On 20 November 2020, the Company issued 500,000 Ordinary Shares of £0.01 at £0.01 per Ordinary Share for cash consideration of £5,000 to Cresthaven Investments Pty Ltd ATF The Bellini Trust (an entity associated with Stephen West, a Director); 3,500,000 Ordinary Shares of £0.01 at £0.01 per Ordinary Share for cash consideration of £35,000 to 6466 Investments Pty Ltd (an entity associated with Glenn Whiddon, a Director); 3,000,000 Ordinary Shares of £0.01 at £0.01 per Ordinary Share for cash consideration of £30,000 to Mark Rollins, a Director; and 400,000 Ordinary Shares of £0.01 at £0.01 per Ordinary Share for cash consideration of £4,000 to Orana Corporate LLP, an entity which has a service agreement with the Company for the provision of accounting and company secretarial services.
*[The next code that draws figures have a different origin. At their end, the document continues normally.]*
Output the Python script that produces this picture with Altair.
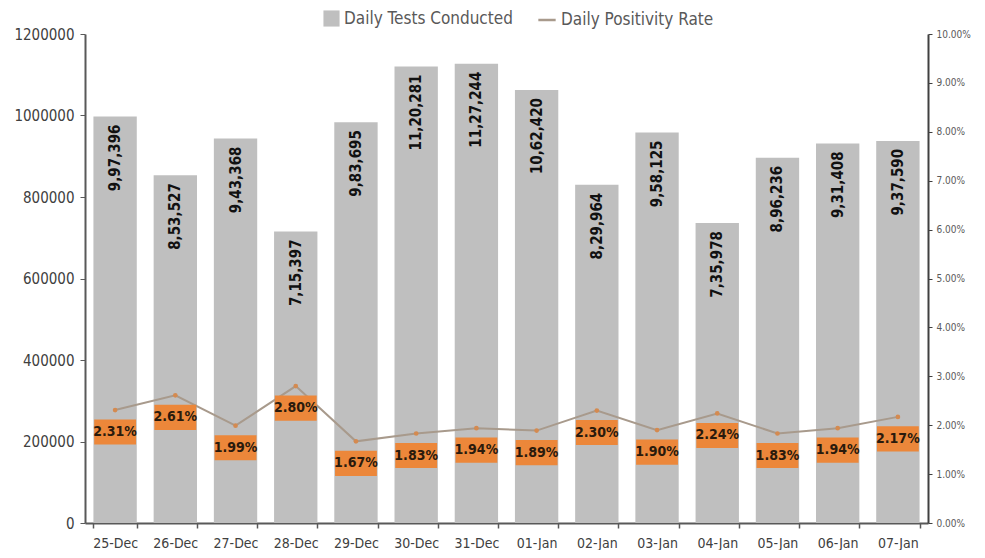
import altair as alt
import pandas as pd

dates = ["25-Dec", "26-Dec", "27-Dec", "28-Dec", "29-Dec", "30-Dec", "31-Dec",
         "01-Jan", "02-Jan", "03-Jan", "04-Jan", "05-Jan", "06-Jan", "07-Jan"]
tests = [997396, 853527, 943368, 715397, 983695, 1120281, 1127244,
         1062420, 829964, 958125, 735978, 896236, 931408, 937590]
test_labels = ["9,97,396", "8,53,527", "9,43,368", "7,15,397", "9,83,695", "11,20,281", "11,27,244",
               "10,62,420", "8,29,964", "9,58,125", "7,35,978", "8,96,236", "9,31,408", "9,37,590"]
rates = [2.31, 2.61, 1.99, 2.80, 1.67, 1.83, 1.94, 1.89, 2.30, 1.90, 2.24, 1.83, 1.94, 2.17]
rate_labels = ["2.31%", "2.61%", "1.99%", "2.80%", "1.67%", "1.83%", "1.94%",
               "1.89%", "2.30%", "1.90%", "2.24%", "1.83%", "1.94%", "2.17%"]

df = pd.DataFrame({
    "date": dates,
    "tests": tests,
    "tlabel": test_labels,
    "rate": [r / 100 for r in rates],
    "rlabel": rate_labels,
    "s1": "Daily Tests Conducted",
    "s2": "Daily Positivity Rate",
})

FONT = "Liberation Sans Narrow, DejaVu Sans Condensed, Arial Narrow, sans-serif"

x = alt.X("date:N", sort=dates,
          scale=alt.Scale(paddingInner=0.28, paddingOuter=0.14),
          axis=alt.Axis(title=None, labelAngle=0, tickBand="extent", tickSize=5,
                        labelFontSize=14, labelColor="#404040", labelPadding=8,
                        domainColor="#595959", domainWidth=2, tickColor="#595959", tickWidth=1.5))

yl = alt.Y("tests:Q", scale=alt.Scale(domain=[0, 1200000]),
           axis=alt.Axis(orient="left", title=None,
                         values=[0, 200000, 400000, 600000, 800000, 1000000, 1200000],
                         format="d", grid=False, labelFontSize=15, labelColor="#404040",
                         domainColor="#595959", domainWidth=2, tickColor="#595959", tickSize=5,
                         labelPadding=6))

yr = alt.Y("rate:Q", scale=alt.Scale(domain=[0, 0.10]),
           axis=alt.Axis(orient="right", title=None, values=[i / 100 for i in range(11)],
                         format=".2%", grid=False, labelFontSize=10, labelColor="#595959",
                         domainColor="#404040", domainWidth=2, tickColor="#404040", tickSize=4,
                         labelPadding=4))

base = alt.Chart(df)

bars = base.mark_bar().encode(
    x=x, y=yl,
    fill=alt.Fill("s1:N", scale=alt.Scale(domain=["Daily Tests Conducted"], range=["#BFBFBF"]),
                  legend=alt.Legend(title=None, orient="none", legendX=238, legendY=-24,
                                    symbolType="square", symbolSize=260, symbolStrokeWidth=0,
                                    labelFontSize=17, labelColor="#595959", labelFont=FONT,
                                    labelLimit=400)),
)

bar_text = base.mark_text(angle=270, align="right", baseline="middle", dx=-8,
                          fontWeight="bold", fontSize=15, color="#111111", font=FONT).encode(
    x=x, y=yl, text="tlabel:N",
)

left = alt.layer(bars, bar_text)

line = base.mark_line(strokeWidth=2).encode(
    x=x, y=yr,
    stroke=alt.Stroke("s2:N", scale=alt.Scale(domain=["Daily Positivity Rate"], range=["#A89A8C"]),
                      legend=alt.Legend(title=None, orient="none", legendX=452, legendY=-24,
                                        symbolType="stroke", symbolSize=300, symbolStrokeWidth=2.5,
                                        labelFontSize=17, labelColor="#595959", labelFont=FONT,
                                        labelLimit=400)),
)

pts = base.mark_point(filled=True, size=22, color="#D48A50", opacity=1).encode(x=x, y=yr)

boxes = base.mark_point(shape="M-1,-0.6H1V0.6H-1Z", filled=True, size=1750,
                        color="#EC873A", opacity=1).encode(x=x, y=yr, yOffset=alt.value(22))

box_text = base.mark_text(dy=22, fontWeight="bold", fontSize=14, color="#2A1A0C",
                          font=FONT).encode(x=x, y=yr, text="rlabel:N")

right = alt.layer(line, pts, boxes, box_text)

chart = alt.layer(left, right).resolve_scale(y="independent").properties(
    width=843, height=489,
    autosize=alt.AutoSizeParams(type="none"),
    padding={"left": 77, "top": 26, "right": 49, "bottom": 27},
).configure_view(stroke=None).configure_axis(labelFont=FONT).configure_legend(labelFont=FONT)

chart.save("out.html", embed_options={"renderer": "svg", "actions": False})
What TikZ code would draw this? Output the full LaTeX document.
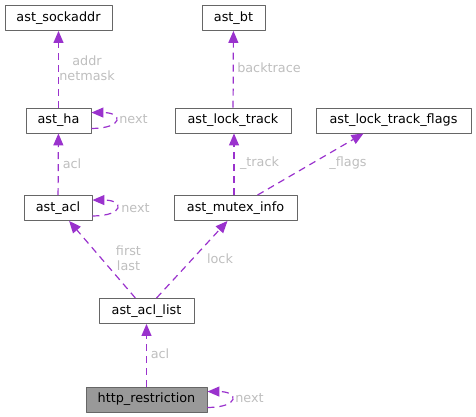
\documentclass[tikz,border=0pt]{standalone}
\usepackage{fontspec}
\setmainfont{DejaVu Sans}
\usetikzlibrary{arrows.meta}
\definecolor{edgepurple}{HTML}{9A32CD}
\definecolor{boxgray}{HTML}{666666}
\definecolor{labelgray}{HTML}{BEBEBE}
\definecolor{mainfill}{HTML}{999999}

\begin{document}
\begin{tikzpicture}[line cap=butt,line join=round,>={Triangle[length=12pt,width=10pt]},x=1pt,y=-1pt,
  every node/.style={font=\fontsize{12.8}{15}\selectfont},
  cls/.style={draw=boxgray,line width=0.9pt,fill=white,minimum height=25pt,inner sep=0pt},
  mainbox/.style={cls,fill=mainfill},
  uses/.style={->,color=edgepurple,line width=1.2pt,dash pattern=on 7pt off 5pt},
  lbl/.style={text=labelgray,align=center,inner sep=0pt}]
\useasboundingbox (0,0) rectangle (476,417);
\node[cls,minimum width=107pt] (sockaddr) at (58.5,18) {ast\_sockaddr};
\node[cls,minimum width=63pt] (bt) at (233.5,18) {ast\_bt};
\node[cls,minimum width=65pt] (ha) at (58.5,120.5) {ast\_ha};
\node[cls,minimum width=116pt] (locktrack) at (233,120.5) {ast\_lock\_track};
\node[cls,minimum width=155pt] (trackflags) at (393.5,120.5) {ast\_lock\_track\_flags};
\node[cls,minimum width=68pt] (acl) at (58,208) {ast\_acl};
\node[cls,minimum width=123pt] (mutexinfo) at (235.5,208) {ast\_mutex\_info};
\node[cls,minimum width=95pt] (acllist) at (146.5,311) {ast\_acl\_list};
\node[mainbox,minimum width=121pt] (httprestr) at (146.5,399.5) {http\_restriction};
% edges
\draw[uses] (ha) -- (sockaddr);
\draw[uses] ([yshift=5pt]ha.south east) .. controls +(32,0) and +(32,0) .. ([yshift=-5pt]ha.north east);
\draw[uses] (acl) -- (ha);
\draw[uses] ([yshift=5pt]acl.south east) .. controls +(32,0) and +(32,0) .. ([yshift=-5pt]acl.north east);
\draw[uses] (locktrack) -- (bt);
\draw[uses] ([xshift=1pt]locktrack.south |- mutexinfo.north) -- ([xshift=1pt]locktrack.south);
\draw[uses] ([xshift=22pt]mutexinfo.north) -- ([xshift=-30pt]trackflags.south);
\draw[uses] (acllist) -- (acl);
\draw[uses] ([xshift=10pt]acllist.north) -- ([xshift=-8pt]mutexinfo.south);
\draw[uses] (httprestr) -- (acllist);
\draw[uses] ([yshift=5pt]httprestr.south east) .. controls +(32,0) and +(32,0) .. ([yshift=-5pt]httprestr.north east);
% labels
\node[lbl] (lbladdr) at (87,68.5) {addr\\netmask};
\node[lbl] (lblnexta) at (133.5,119) {next};
\node[lbl] (lblacla) at (72,164) {acl};
\node[lbl] (lblnextb) at (135.5,208) {next};
\node[lbl] (lblbt) at (269,68) {backtrace};
\node[lbl] (lbltrack) at (259.5,163) {\_track};
\node[lbl] (lblflags) at (348,163) {\_flags};
\node[lbl] (lblfirst) at (128.5,258.5) {first\\last};
\node[lbl] (lbllock) at (220,259) {lock};
\node[lbl] (lblaclb) at (160,354) {acl};
\node[lbl] (lblnextc) at (249.5,398) {next};
\end{tikzpicture}
\end{document}
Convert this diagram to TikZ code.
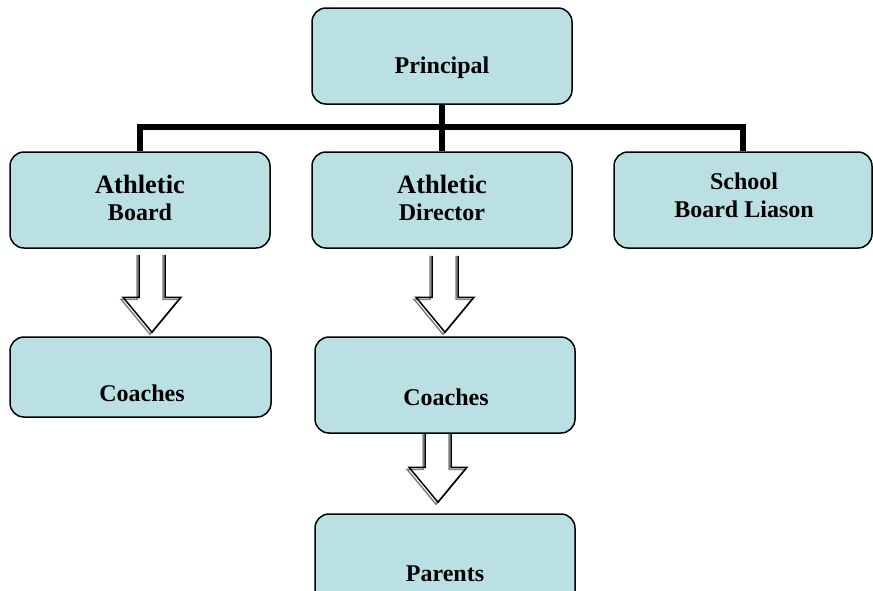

All of these shares are paid up.

On admission to the Standard List of the LSE on 22 March 2021, the Company issued 700,000 Ordinary Shares of £0.01 at £0.10 per Ordinary Share for cash consideration of £70,000 to Nautical Holdings Pty Limited (an entity associated with Glenn Whiddon, a Director); 600,000 Ordinary Shares of £0.01 at £0.10 per Ordinary Share for cash consideration of £60,000 to 6466 Investments Pty Limited (an entity associated with Glenn Whiddon, a Director); 700,000 Ordinary Shares of £0.01 at £0.10 per Ordinary Share for cash consideration of £70,000 to Getmeoutofhere Pty Limited (an entity associated with Glenn Whiddon, a Director); 1,000,000 Ordinary Shares of £0.01 at £0.10 per Ordinary Share for cash consideration of £100,000 to Cresthaven Investments Pty Ltd ATF The Bellini Trust (an entity associated with Stephen West, a Director); and 1,000,000 Ordinary Shares of £0.01 at £0.10 per Ordinary Share for cash consideration of £100,000 to Mark Rollins a Director;

On 21 December 2021, the Company issued 399,000 Ordinary Shares of £0.01 at £0.10 per Ordinary Share for cash consideration of £39,900 to Cresthaven Investments Pty Ltd ATF The Bellini Trust (an entity associated with Stephen West, a Director) and 1,000 Ordinary Shares of £0.01 at £0.10 per Ordinary Share for cash consideration of £100 to Stephen West, a Director.

Orana Corporate LLP has a service agreement with the Company for the provision of accounting and company secretarial services. In the period Orana Corporate LLP received £6,930 for these services from the Company. A further £24,000 was received for advisory work in connection with the Company's initial listing on the LSE. A further £30,000 was received for the Placing and subsequent relisting of the Company.

In the period the Company made a loan of £80,000 to its subsidiary Lyramid. This loan has been impaired and a provision has been made against it at the year end.

 

25.  Post reporting date events

No adjusting or significant non-adjusting events have occurred between the 31 December reporting date and the date of authorisation.

 

26.  Ultimate controlling party

As at 31 December 2021, there was no ultimate controlling party of the Company.